Question

∆MNT ~ ∆QRS. Length of altitude drawn from point T is 5 and length of altitude drawn from point S is 9. Find the ratio `("A"(Δ"MNT"))/("A"(Δ"QRS"))`.

Answer 1

∆MNT ~ ∆QRS   ...(Given)

∴ ∠M ≅ ∠Q      ...(Corresponding angles of similar triangles)(i)

In ∆MLT and ∆QPS,

∠M ≅ ∠Q             ...[From (i)]

∠MLT ≅ ∠QPS     ...(Each angle is of measure 90°)

∴ ∆MLT ~ ∆QPS     ...(AA test of similarity)

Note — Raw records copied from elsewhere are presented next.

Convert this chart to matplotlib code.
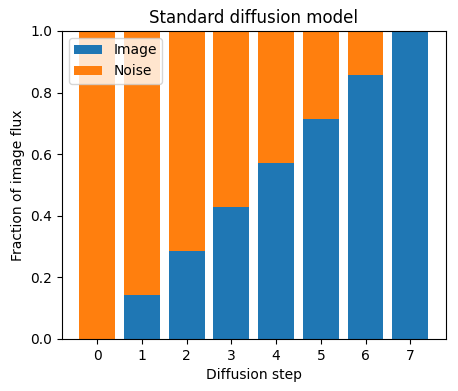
import matplotlib
matplotlib.use("Agg")
import matplotlib.pyplot as plt

steps = [0, 1, 2, 3, 4, 5, 6, 7]
image = [0.0, 0.143, 0.286, 0.429, 0.571, 0.714, 0.857, 1.0]
noise = [1.0, 0.857, 0.714, 0.571, 0.429, 0.286, 0.143, 0.0]

fig = plt.figure(figsize=(4.58, 3.91), dpi=100)
ax = fig.add_axes([0.135, 0.133, 0.838, 0.788])
ax.bar(steps, image, label="Image")
ax.bar(steps, noise, bottom=image, label="Noise")
ax.set_ylim(0, 1)
ax.set_xticks(steps)
ax.set_xlabel("Diffusion step")
ax.set_ylabel("Fraction of image flux")
ax.set_title("Standard diffusion model")
ax.legend(loc="upper left")
fig.savefig("out.png", dpi=100)
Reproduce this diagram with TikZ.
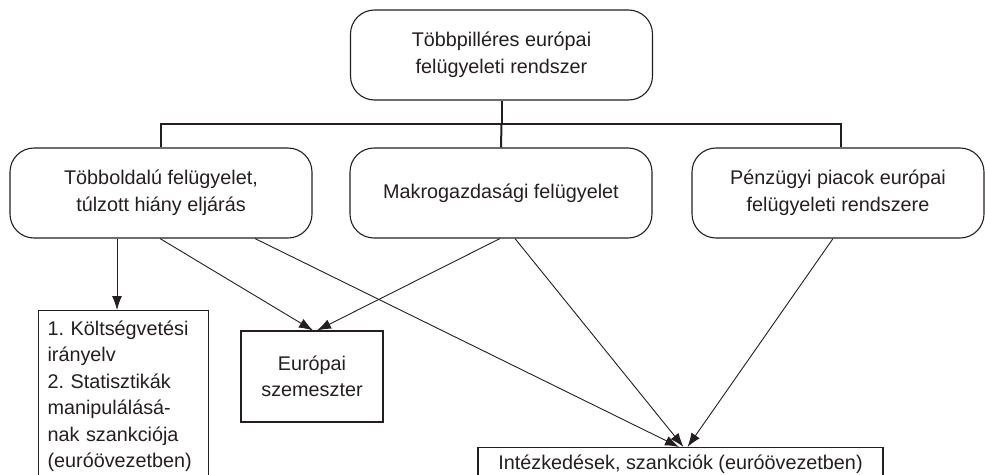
\documentclass[tikz,border=0pt]{standalone}
\usepackage{fontspec}
\setmainfont{Liberation Sans}
\usetikzlibrary{arrows.meta,calc}
\definecolor{ink}{HTML}{231F20}
\frenchspacing
\begin{document}
\frenchspacing
\begin{tikzpicture}[x=1pt,y=-1pt,
  txt/.style={font=\fontsize{19.8}{26.5}\selectfont, text=ink},
  rbox/.style={txt, draw=ink, line width=1.1pt, rounded corners=24pt, minimum width=302pt, minimum height=90pt, align=center, inner sep=0pt},
  sbox/.style={txt, draw=ink, line width=1.1pt, inner sep=0pt},
  arr/.style={draw=ink, line width=0.9pt, -{Latex[length=14pt,width=10pt]}},
  bar/.style={draw=ink, line width=2pt}]
\useasboundingbox (0,0) rectangle (985,474);
\clip (0,0) rectangle (985,474);
\node[rbox] (top) at (501.5,55) {Többpilléres európai\\felügyeleti rendszer};
\node[rbox] (left) at (161,193) {Többoldalú felügyelet,\\túlzott hiány eljárás};
\node[rbox] (mid) at (501,193) {Makrogazdasági felügyelet};
\node[rbox, minimum width=292pt] (right) at (838,193) {Pénzügyi piacok európai\\felügyeleti rendszere};
\node[sbox, anchor=north west, text width=152pt, align=left, inner xsep=9pt, inner ysep=10pt] (budget) at (38,310)
  {1. Költségvetési\\irányelv\\2. Statisztikák\\manipulálásá-\\nak szankciója\\(euróövezetben)};
\node[sbox, minimum width=142pt, minimum height=91pt, align=center] (sem) at (312,376.5) {Európai\\szemeszter};
\node[sbox, minimum width=405pt, minimum height=34pt, anchor=north] (sanc) at (680.5,447) {Intézkedések, szankciók (euróövezetben)};
\coordinate (j) at ($(top.south)+(0,23)$);
\draw[bar] (top.south) -- (j);
\draw[bar] (left.north) |- (j) -| ([xshift=3pt]right.north);
\draw[bar] (j) -- (mid.north);
\draw[arr] ([xshift=-44pt]left.south) -- ([xshift=-44pt]left.south |- budget.north);
\draw[arr] ([xshift=-1pt]left.south) -- ([xshift=1pt]sem.north);
\draw[arr] ([xshift=94pt]left.south) -- ([xshift=-1.5pt]sanc.north);
\draw[arr] ([xshift=-1pt]mid.south) -- ([xshift=5pt]sem.north);
\draw[arr] ([xshift=14pt]mid.south) -- ([xshift=3pt]sanc.north);
\draw[arr] ([xshift=-5pt]right.south) -- ([xshift=7pt]sanc.north);
\end{tikzpicture}
\end{document}
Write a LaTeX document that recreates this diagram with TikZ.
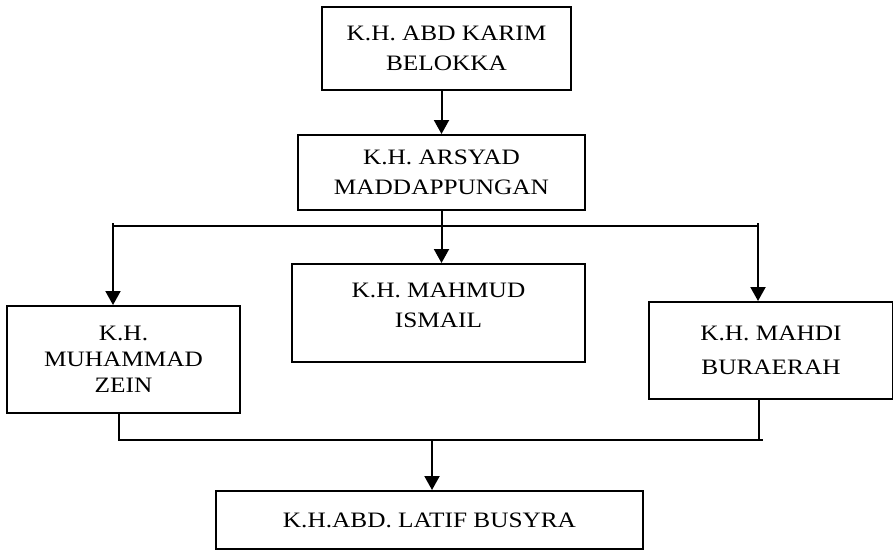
\documentclass[tikz,border=0pt]{standalone}
\usepackage{fontspec}
\setmainfont{Liberation Serif}[FakeStretch=1.15]
\usetikzlibrary{calc, arrows.meta}

\begin{document}
\begin{tikzpicture}[x=1pt, y=-1pt,
    box/.style={draw, line width=2pt, inner sep=0pt, align=center,
        font=\fontsize{22}{30}\selectfont},
    arr/.style={line width=2pt, -{Triangle[length=14pt,width=15pt]}}]
            \useasboundingbox (0,0) rectangle (893,550);
            \node[box, minimum width=249, minimum height=83] (karim) at (446.5,48.5) {K.H. ABD KARIM\\BELOKKA};
            \node[box, minimum width=287, minimum height=75] (arsyad) at (441.5,172.5) {K.H. ARSYAD\\MADDAPPUNGAN};
            \node[box, minimum width=233, minimum height=107, font=\fontsize{22}{26}\selectfont] (zein) at (123.5,359.5) {K.H.\\MUHAMMAD\\ZEIN};
            \node[box, minimum width=293, minimum height=98] (mahmud) at (438.5,313) {};
            \node[align=center, font=\fontsize{22}{30}\selectfont] (mahmudtxt) at ([yshift=7.5pt]mahmud.center) {K.H. MAHMUD\\ISMAIL};
            \node[box, minimum width=244, minimum height=97, font=\fontsize{22}{34}\selectfont] (mahdi) at (771,350.5) {K.H. MAHDI\\BURAERAH};
            \node[box, minimum width=427, minimum height=58] (latif) at (429.5,520) {K.H.ABD. LATIF BUSYRA};
            % cabang atas
            \coordinate (kiri) at (113,223);
            \coordinate (kanan) at (758,223);
            \draw[arr] (karim.south -| arsyad.north) -- (arsyad.north);
            \draw[line width=2pt] (kiri |- 0,226) -- (kanan |- 0,226);
            \draw[arr] (arsyad.south) -- (arsyad.south |- mahmud.north);
            \draw[arr] (kiri) -- (kiri |- zein.north);
            \draw[arr] (kanan) -- (kanan |- mahdi.north);
            % cabang bawah
            \coordinate (bkiri) at (119,440);
            \coordinate (bkanan) at (759,440);
            \coordinate (btengah) at (432,440);
            \draw[line width=2pt] (bkiri |- zein.south) -- (bkiri) -- (763,440);
            \draw[line width=2pt] (bkanan |- mahdi.south) -- (bkanan);
            \draw[arr] (btengah) -- (btengah |- latif.north);
        \end{tikzpicture}
\end{document}
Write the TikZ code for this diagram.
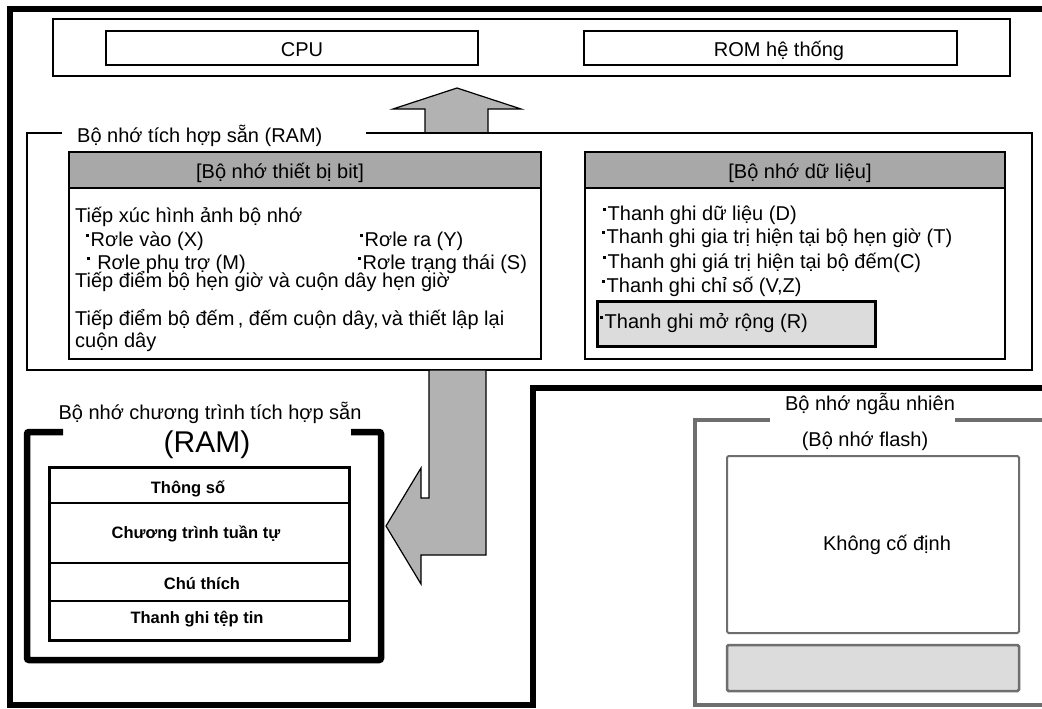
\documentclass[tikz,border=0pt]{standalone}
\usepackage{fontspec}
\setmainfont{Liberation Sans}
\definecolor{arrowgray}{HTML}{B2B2B2}
\definecolor{headgray}{HTML}{A8A8A8}
\definecolor{lightfill}{HTML}{DCDCDC}
\definecolor{framegray}{HTML}{6E6E6E}
\newcommand\bul{\rule[0.47em]{3pt}{3pt}\hspace{1.5pt}}
\tikzset{
  box/.style={draw, inner sep=0pt, outer sep=0pt, anchor=north west},
  txt/.style={inner sep=0pt, anchor=base west, font=\fontsize{20}{24}\selectfont},
  ctxt/.style={inner sep=0pt, anchor=base, font=\fontsize{20}{24}\selectfont},
  bld/.style={inner sep=0pt, anchor=base, font=\bfseries\fontsize{16.5}{19}\selectfont},
  blockarrow/.style={draw, line width=1.2pt, fill=arrowgray, line join=miter},
}
\begin{document}
\begin{tikzpicture}[x=1pt,y=-1pt]
\useasboundingbox (0,0) rectangle (1042,709);
\fill[white] (0,0) rectangle (1042,709);
\clip (0,0) rectangle (1042,709);

% outer frame
\draw[line width=6pt, line join=miter] (1060,9) -- (10,9) -- (10,705) -- (533,705) -- (533,388) -- (1060,388);

% top container
\node[box, line width=1.5pt, minimum width=957pt, minimum height=57pt] (top) at (53,19) {};
\node[box, line width=2pt, minimum width=372pt, minimum height=34pt] (cpu) at (106,31) {};
\node[box, line width=2pt, minimum width=373pt, minimum height=34pt] (rom) at (584,31) {};
\node[ctxt] (cput) at (302,57) {CPU};
\node[ctxt] (romt) at (779,57) {ROM hệ thống};

% up arrow
\draw[blockarrow] (425,133) -- (425,109) -- (393,109) -- (457,88) -- (521,109) -- (488,109) -- (488,133) -- cycle;

% built-in RAM frame
\draw[line width=2pt, line join=miter] (62,133) -- (27,133) -- (27,370) -- (1032,370) -- (1032,133) -- (366,133);
\node[txt] (ramt) at (77,142) {Bộ nhớ tích hợp sẵn (RAM)};

% bit device memory
\node[box, line width=1.5pt, minimum width=472pt, minimum height=207pt] (bitbox) at (69,152) {};
\node[box, line width=1.5pt, fill=headgray, minimum width=472pt, minimum height=36pt] (bithead) at (69,152) {};
\node[ctxt] (bitht) at (280,178) {[Bộ nhớ thiết bị bit]};
\node[txt] (l1) at (75,222) {Tiếp xúc hình ảnh bộ nhớ};
\node[txt] (l2) at (86,246) {\bul Rơle vào (X)};
\node[txt] (l3) at (360,246) {\bul Rơle ra (Y)};
\node[txt] (l4) at (87,269) {\bul\ Rơle phụ trợ (M)};
\node[txt] (l5) at (358,269) {\bul Rơle trạng thái (S)};
\node[txt] (l6) at (75,287) {Tiếp điểm bộ hẹn giờ và cuộn dây hẹn giờ};
\node[txt] (l7) at (75,325) {Tiếp điểm bộ đếm\,, đếm cuộn dây,\,và thiết lập lại};
\node[txt] (l8) at (75,347) {cuộn dây};

% data memory
\node[box, line width=1.5pt, minimum width=420pt, minimum height=207pt] (databox) at (585,152) {};
\node[box, line width=1.5pt, fill=headgray, minimum width=420pt, minimum height=36pt] (datahead) at (585,152) {};
\node[ctxt] (dataht) at (800,178) {[Bộ nhớ dữ liệu]};
\node[box, line width=3pt, fill=lightfill, minimum width=278pt, minimum height=45pt] (ext) at (597,301) {};
\node[txt] (r1) at (603,220) {\bul Thanh ghi dữ liệu (D)};
\node[txt] (r2) at (602,243) {\bul Thanh ghi gia trị hiện tại bộ hẹn giờ (T)};
\node[txt] (r3) at (603,268) {\bul Thanh ghi giá trị hiện tại bộ đếm(C)};
\node[txt] (r4) at (602,292) {\bul Thanh ghi chỉ số (V,Z)};
\node[txt] (r5) at (600,328) {\bul Thanh ghi mở rộng (R)};

% down-left arrow
\draw[blockarrow] (429,370) -- (429,498) -- (421,498) -- (421,468) -- (386,526) -- (421,584) -- (421,555) -- (486,555) -- (486,370) -- cycle;

% program memory frame
\draw[line width=6.5pt, rounded corners=2pt] (63,432) -- (27,432) -- (27,660) -- (381,660) -- (381,432) -- (351,432);
\node[ctxt] (pgt1) at (210,419) {Bộ nhớ chương trình tích hợp sẵn};
\node[ctxt, font=\fontsize{30}{34}\selectfont] (pgt2) at (207,452) {(RAM)};
\node[box, line width=2pt, minimum width=300pt, minimum height=36pt] (row1) at (49,467) {};
\node[box, line width=2pt, minimum width=300pt, minimum height=60pt] (row2) at (49,503) {};
\node[box, line width=2pt, minimum width=300pt, minimum height=38pt] (row3) at (49,563) {};
\node[box, line width=2pt, minimum width=300pt, minimum height=39pt] (row4) at (49,601) {};
\draw[line width=3pt] (49,467) rectangle (349,640);
\node[bld] (t1) at (188,493) {Thông số};
\node[bld] (t2) at (196,538) {Chương trình tuần tự};
\node[bld] (t3) at (202,589) {Chú thích};
\node[bld] (t4) at (197,623) {Thanh ghi tệp tin};

% flash frame
\draw[line width=4.5pt, draw=framegray, line join=miter] (770,420) -- (695,420) -- (695,705) -- (1060,705);
\draw[line width=4.5pt, draw=framegray] (955,420) -- (1060,420);
\node[ctxt] (fl1) at (870,410) {Bộ nhớ ngẫu nhiên};
\node[ctxt] (fl2) at (865,446) {(Bộ nhớ flash)};
\node[box, line width=2pt, draw=framegray, rounded corners=1.5pt, minimum width=292pt, minimum height=177pt] (nonfix) at (727,456) {};
\node[ctxt] (nft) at (887,550) {Không cố định};
\node[box, line width=2.5pt, draw=framegray, fill=lightfill, rounded corners=1.5pt, minimum width=292pt, minimum height=46pt] (bar) at (727,645) {};
\end{tikzpicture}
\end{document}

∴ `"MT"/"QS" = "TL"/"SP"  ...("Corresponding sides of similar triangles")`

∴ `"MT"/"QS" = 5/9`      

Now, ∆MNT ~ ∆QRS        ...(ii) (Given)

By Theorem of areas of similar triangles,

∴ `("A"(∆"MNT"))/("A"(∆"QRS")) = "MT"^2/"QS"^2`

∴ `("A"(∆"MNT"))/("A"(∆"QRS")) = ("MT"/"QS")^2`

∴ `("A"(∆"MNT"))/("A"(∆"QRS")) = (5/9)^2`     ...[From (ii)]

∴ `("A"(∆"MNT"))/("A"(∆"QRS")) = 25/81`